Case Study 2: Navigating the Virtual Assets Regime
Scenario: Post-2022, an established DIFC asset manager sought to launch a crypto fund. The DFSA’s implementation of Federal Decree-Law No. 4 of 2022 required a new license category, additional IT risk controls, and more expansive product disclosures to retail clients, increasing setup time by up to six months.
Guidance: Early engagement with the DFSA, comprehensive risk assessments, and consultation with legal advisors facilitated smoother entry. As a result, the manager successfully launched the fund and maintained strict compliance through regular regulatory dialogue.
Example: Annual Compliance Calendar for DIFC Investment Firms (Suggested Visual)

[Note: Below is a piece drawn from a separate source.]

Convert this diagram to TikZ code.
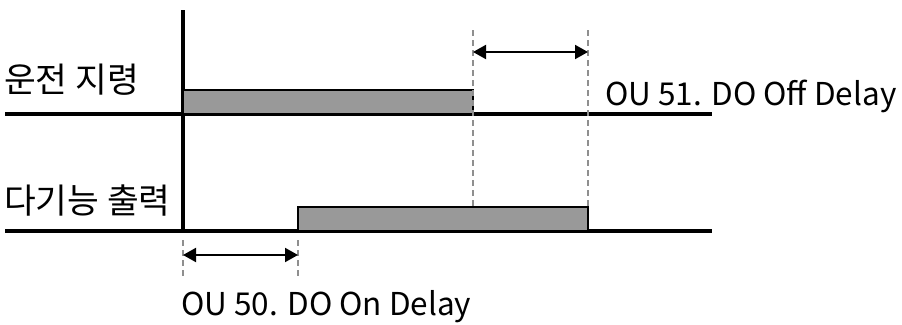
\documentclass[tikz,border=0pt]{standalone}
\usepackage{fontspec}
\setmainfont{Noto Sans CJK KR}
\usepackage{tikz}
\usetikzlibrary{arrows.meta,positioning,calc}
\definecolor{barfill}{HTML}{999999}
\definecolor{guide}{HTML}{8F8F8F}
\tikzset{
  sig/.style={line width=3.5pt, draw=black},
  base/.style={line width=3.2pt, draw=black},
  bar/.style={draw=black, line width=1.6pt, fill=barfill},
  gd/.style={draw=guide, line width=2pt, dash pattern=on 6pt off 4pt},
  ar/.style={{Triangle[length=13pt,width=14pt]}-{Triangle[length=13pt,width=14pt]},
             line width=2pt, draw=black},
  lbl/.style={font=\fontsize{34.5}{38}\selectfont, inner sep=0pt},
  tag/.style={font=\fontsize{31.5}{35}\selectfont, inner sep=0pt},
}
\begin{document}
\begin{tikzpicture}[x=1pt,y=-1pt]
  \useasboundingbox (0,0) rectangle (902,324);
  % 시간축과 기준선
  \coordinate (ax0) at (183,10);
  \coordinate (ax1) at (183,232);
  \coordinate (b1l) at (5,114);
  \coordinate (b1r) at (712,114);
  \coordinate (b2l) at (5,231);
  \coordinate (b2r) at (712,231);
  \draw[base] (b1l) -- (b1r);
  \draw[base] (b2l) -- (b2r);
  \draw[sig] (ax0) -- (ax1);

  % 신호 펄스
  \coordinate (run0) at (183,90);
  \coordinate (run1) at (473,114);
  \coordinate (out0) at (298,207);
  \coordinate (out1) at (588,231);
  \filldraw[bar] (run0) rectangle (run1);
  \filldraw[bar] (out0) rectangle (out1);

  % 지연 구간 보조선
  \coordinate (offa) at (473,30);
  \coordinate (offb) at (588,30);
  \draw[gd] (offa) -- (run1 |- out0);
  \draw[gd] (offb) -- (out1 |- out0);
  \coordinate (ona) at (183,240);
  \coordinate (onb) at (298,240);
  \draw[gd] (ona) -- ++(0,37);
  \draw[gd] (onb) -- ++(0,37);

  \coordinate (offl) at (473,52);
  \coordinate (offr) at (588,52);
  \draw[ar] (offl) -- (offr);
  \coordinate (onl) at (183,255);
  \coordinate (onr) at (298,255);
  \draw[ar] (onl) -- (onr);

  % 라벨
  \node[lbl, anchor=west] (runlbl) at (4,80) {운전 지령};
  \node[lbl, anchor=west] (outlbl) at (4,201) {다기능 출력};
  \node[tag, anchor=base west] (offlbl) at (605,105) {OU 51. DO Off Delay};
  \node[tag, anchor=base west] (onlbl) at (181,315) {OU 50. DO On Delay};
\end{tikzpicture}
\end{document}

| Month | Key Obligation |
|---|---|
| January | Submission of capital adequacy report |
| March | Staff AML/CTF training |
| June | Mid-year internal audit |
| September | External audit engagement and data protection impact review |
| December | Annual DFSA return and compliance committee report |
Conclusion: Ensuring Sustainable Compliance and Success in the DIFC
The legal regime for investment firms in the DIFC has never been more complex or more rigorously enforced. Ongoing updates—such as the introduction of Federal Decree-Law No. 4 of 2022 on virtual assets, amplified AML obligations, and far-reaching data protection standards—reflect the UAE’s commitment to global best practices and market integrity. It is clear that compliance is no longer a static obligation but a dynamic, strategic priority requiring continuous investment, legal vigilance, and proactive risk management.
As 2025 approaches, DIFC investment firms should anticipate further regulatory refinement and increased scrutiny by both the DFSA and federal authorities. The following best practices will help organizations remain compliant and competitive:
- Regularly update compliance frameworks to reflect new DFSA and federal legal requirements
- Invest in compliance technology and staff training to mitigate risks
- Engage external legal counsel for periodic audits and regulatory horizon scanning
- Foster a culture of transparency and regulatory engagement, particularly in emerging areas like virtual assets and data protection
By integrating these strategies, investment firms can not only meet their legal obligations but reinforce investor trust and drive sustainable success in the DIFC—a key pillar of the UAE’s ambitious financial sector vision for 2025 and beyond.